The U.S. may have granted legal equality and developed an acceptance of love relations – but large sections of women in the U.S. experience rape in their lives. Advanced development and bourgeois democracy to not produce liberation. As a result: there is a powerful opposition to traditional sex roles and continuing inequality.. There is great anger over fascist legal attempts to suppress women's rights to birth control and abortion. Gay, lesbian and transgendered people face continued oppression – including the murderous violence of bashing, and the ugly bigotry of the rightwing religious conservatives.
We communists, in Kasama, embrace the view that final revolutionary victory in our epoch is a world victory: We either all get to communism or none of us do. We are internationalists.
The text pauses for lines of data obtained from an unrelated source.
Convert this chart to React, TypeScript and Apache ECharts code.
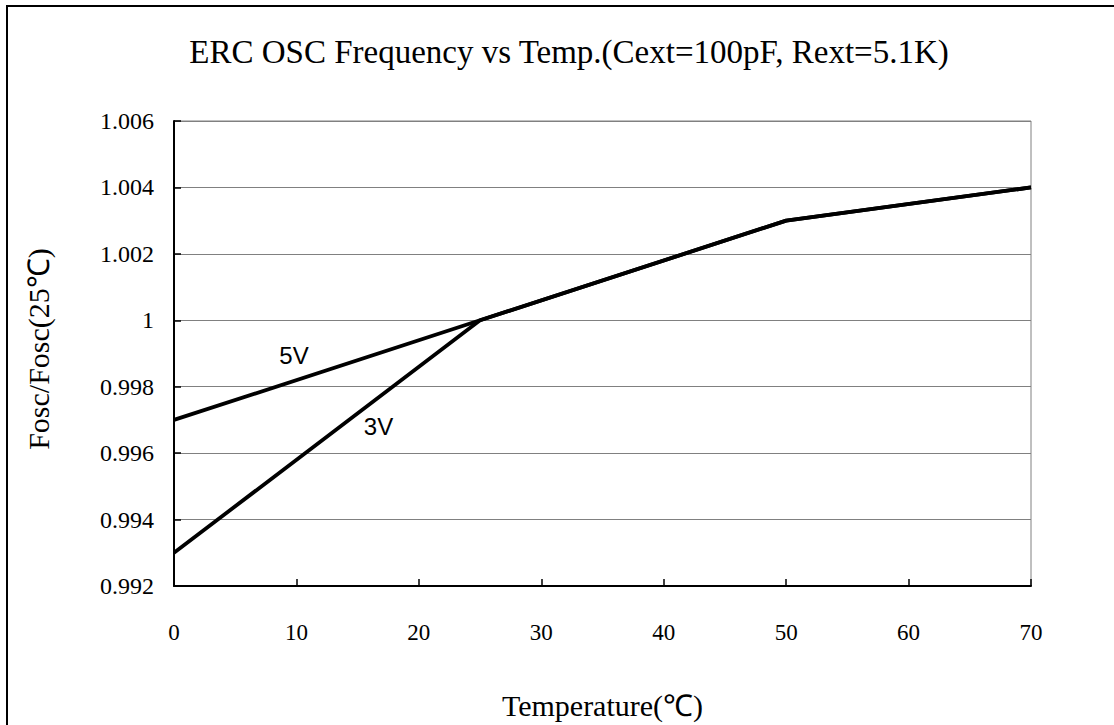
import React, { useEffect, useRef } from "react";
import * as echarts from "echarts";

const titleText = "ERC OSC Frequency vs Temp.(Cext=100pF, Rext=5.1K)";
const xName = "Temperature(℃)";
const yName = "Fosc/Fosc(25℃)";
const temps = [0, 25, 50, 70];
const v5 = [0.997, 1.0, 1.003, 1.004];
const v3 = [0.993, 1.0, 1.003, 1.004];
const label5 = { text: "5V", coord: [9.8, 0.99893] };
const label3 = { text: "3V", coord: [16.7, 0.9968] };

const SERIF = "'Liberation Serif', 'Times New Roman', serif";
const SANS = "'Liberation Sans', Arial, sans-serif";

export default function App() {
  const ref = useRef<HTMLDivElement>(null);
  useEffect(() => {
    if (!ref.current) return;
    const chart = echarts.init(ref.current, null, { renderer: "svg" });
    const mk = (lab: { text: string; coord: number[] }) => ({
      silent: true,
      symbol: "circle",
      symbolSize: 0,
      data: [
        {
          coord: lab.coord,
          label: {
            show: true,
            formatter: lab.text,
            position: "inside",
            color: "#000",
            fontFamily: SANS,
            fontSize: 24,
          },
        },
      ],
    });
    chart.setOption({
      animation: false,
      backgroundColor: "#fff",
      title: {
        text: titleText,
        left: 564,
        top: 30,
        textAlign: "center",
        textStyle: { fontFamily: SERIF, fontSize: 33, fontWeight: "normal", color: "#000" },
      },
      grid: {
        left: 174,
        right: 83,
        top: 121,
        bottom: 139,
        show: true,
        borderColor: "#808080",
        borderWidth: 1,
        containLabel: false,
      },
      xAxis: {
        type: "value",
        min: 0,
        max: 70,
        interval: 10,
        name: xName,
        nameLocation: "middle",
        nameGap: 104,
        nameTextStyle: { fontFamily: SERIF, fontSize: 30, color: "#000" },
        axisLine: { show: true, lineStyle: { color: "#000", width: 2 } },
        axisTick: { show: true, inside: true, length: 7, lineStyle: { color: "#000", width: 1.5 } },
        axisLabel: { margin: 35, fontFamily: SERIF, fontSize: 23, color: "#000" },
        splitLine: { show: false },
      },
      yAxis: {
        type: "value",
        min: 0.992,
        max: 1.006,
        interval: 0.002,
        axisLine: { show: true, lineStyle: { color: "#000", width: 2 } },
        axisTick: { show: true, inside: true, length: 7, lineStyle: { color: "#000", width: 1.5 } },
        axisLabel: {
          margin: 20,
          fontFamily: SERIF,
          fontSize: 24,
          color: "#000",
          formatter: (v: number) => String(parseFloat(v.toFixed(3))),
        },
        splitLine: { show: true, lineStyle: { color: "#808080", width: 1 } },
      },
      graphic: [
        {
          type: "rect",
          shape: { x: 7, y: 6, width: 1300, height: 900 },
          style: { fill: "none", stroke: "#000", lineWidth: 2 },
          silent: true,
          z: 100,
        },
        {
          type: "text",
          x: 38,
          y: 349,
          rotation: Math.PI / 2,
          style: {
            text: yName,
            fontFamily: SERIF,
            fontSize: 30,
            fill: "#000",
            align: "center",
            verticalAlign: "middle",
          },
        },
      ],
      series: [
        {
          name: "5V",
          type: "line",
          data: temps.map((t, i) => [t, v5[i]]),
          showSymbol: false,
          symbol: "none",
          lineStyle: { color: "#000", width: 3.8 },
          markPoint: mk(label5),
          z: 5,
        },
        {
          name: "3V",
          type: "line",
          data: temps.map((t, i) => [t, v3[i]]),
          showSymbol: false,
          symbol: "none",
          lineStyle: { color: "#000", width: 3.8 },
          markPoint: mk(label3),
          z: 5,
        },
      ],
    });
    return () => chart.dispose();
  }, []);
  return (
    <div
      ref={ref}
      style={{ position: "fixed", left: 0, top: 0, width: 1114, height: 725, background: "#fff" }}
    />
  );
}
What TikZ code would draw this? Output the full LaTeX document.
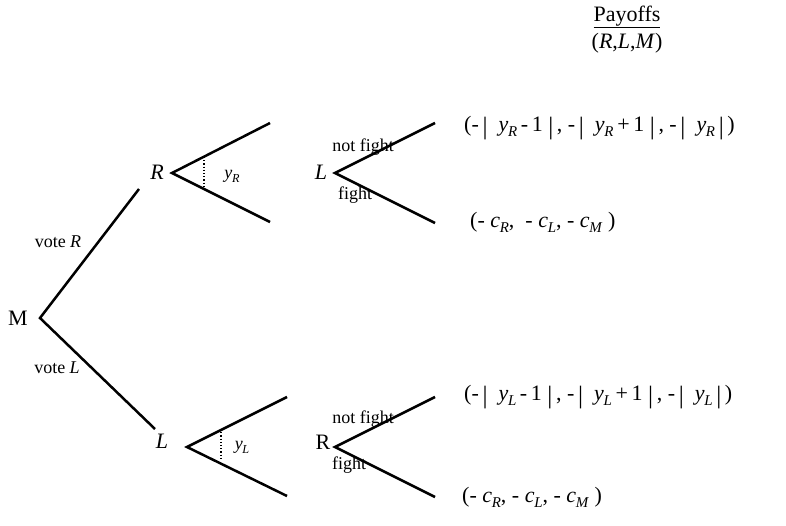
\documentclass[tikz,border=0pt]{standalone}
\usepackage{fontspec}
\setmainfont{Liberation Serif}
\newcommand{\sub}[1]{\raisebox{-0.22em}{\fontsize{0.68\dimexpr\fontdimen6\font\relax}{1em}\selectfont\textit{#1}}}
\newcommand{\yv}[1]{\textit{y}\kern-0.3pt\sub{#1}}
\newcommand{\cv}[1]{\textit{c}\kern-0.3pt\sub{#1}}
\newcommand{\bb}{\raisebox{-0.12em}{\fontsize{25}{25}\selectfont|}}
\begin{document}
\begin{tikzpicture}[x=1pt,y=-1pt,
  edge/.style={line width=2.5pt},
  angle/.style={dotted, line width=1.2pt},
  lab/.style={font=\fontsize{18}{21}\selectfont, inner sep=0pt},
  big/.style={font=\fontsize{22}{26}\selectfont, inner sep=0pt},
  pay/.style={font=\fontsize{22}{26}\selectfont, inner sep=0pt, anchor=west}]
\useasboundingbox (0,0) rectangle (786,525);
% vertices
\coordinate (m) at (40,318);
\coordinate (mr) at (139,189);
\coordinate (ml) at (155,429);
\coordinate (r) at (172,173);
\coordinate (ru) at (270,123);
\coordinate (rd) at (270,222);
\coordinate (l) at (187,447);
\coordinate (lu) at (287,397);
\coordinate (ld) at (287,496);
\coordinate (l2) at (335,173);
\coordinate (l2u) at (435,123);
\coordinate (l2d) at (435,223);
\coordinate (r2) at (335,447);
\coordinate (r2u) at (435,397);
\coordinate (r2d) at (435,497);
\coordinate (ra) at (204,157);
\coordinate (rb) at (204,188);
\coordinate (la) at (221,429);
\coordinate (lb) at (221,460);
% edges
\draw[edge] (mr) -- (m) -- (ml);
\draw[edge] (ru) -- (r) -- (rd);
\draw[edge] (lu) -- (l) -- (ld);
\draw[edge] (l2u) -- (l2) -- (l2d);
\draw[edge] (r2u) -- (r2) -- (r2d);
\draw[angle] (ra) -- (rb);
\draw[angle] (la) -- (lb);
% labels
\node[big] (mlab) at (18,318) {M};
\node[big] (rlab) at (157,172) {\textit{R}};
\node[big] (llab) at (162,441) {\textit{L}};
\node[big] (l2lab) at (321,172) {\textit{L}};
\node[big] (r2lab) at (323,442) {R};
\node[lab] (yr) at (232,176) {\yv{R}};
\node[lab] (yl) at (242,447) {\yv{L}};
\node[lab] (voter) at (58,242) {vote \textit{R}};
\node[lab] (votel) at (57,368) {vote \textit{L}};
\node[lab] (nf1) at (363,147) {not fight};
\node[lab] (f1) at (355,195) {fight};
\node[lab] (nf2) at (363,419) {not fight};
\node[lab] (f2) at (349,465) {fight};
\node[pay] (p1) at (464,128) {(-\,\bb\ \ \yv{R}\,-\,1\ \bb\,,\ -\,\bb\ \ \yv{R}\,+\,1\ \bb\,,\ -\,\bb\ \ \yv{R}\,\bb\,)};
\node[pay] (p2) at (470,222) {(-\ \cv{R},\ \ -\ \cv{L},\ -\ \cv{M}\ )};
\node[pay] (p3) at (464,397) {(-\,\bb\ \ \yv{L}\,-\,1\ \bb\,,\ -\,\bb\ \ \yv{L}\,+\,1\ \bb\,,\ -\,\bb\ \ \yv{L}\,\bb\,)};
\node[pay] (p4) at (462,497) {(-\ \cv{R},\ -\ \cv{L},\ -\ \cv{M}\ )};
\node[big] (ph) at (627,17) {\underline{Payoffs}};
\node[big] (ph2) at (627,43) {(\textit{R},\textit{L},\textit{M})};
\end{tikzpicture}
\end{document}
Kasama has worked hard to popularize the great revolutionary struggles in Nepal and India – in all their complexity.
And revolutionaries in the U.S. have a particular responsibility to oppose U.S. imperialism and to support those, around the world, who rise up against it. The growth of revolutionary movements in the U.S.] have always been linked to struggles of the oppressed in other parts of the world, whether they were the inspiring anti-colonial struggles of Africa, the Vietnam war,] the Great Proletarian Cultural Revolution or the more recent Arab Spring.
Again: The United States appears to be at the heart of modernization and development. Yet there are oppressed classes of tens of million who suffer bitterly here– and their suffering has worsened.
That means the system dominating the United States is outdated and can be overthrown.
Creative reconception and regroupment
The challenging thing, we believe, is how to start over. We have the task of going forward creatively – reconceiving revolutionary strategy based on deep experiences, and regrouping communist forces based on the awakening of new generations and the departure of the old.
We wish you well in the vital process of finding your footing and your road under these new conditions. We look forward to learning from what you decide and what you do.
We are confident that the people of Nepal, South Asia, and the world as a whole don't want a future defined by sweatshops, imperialist killer drones, deathsquads, caste systems, and the continuing exploitation of the billions of people who labor and create.
The first steps toward a communist world of liberation is becoming possible, and our challenge is fusing communist ideas and organization with the vast numbers of our sisters and brothers who will make that possible.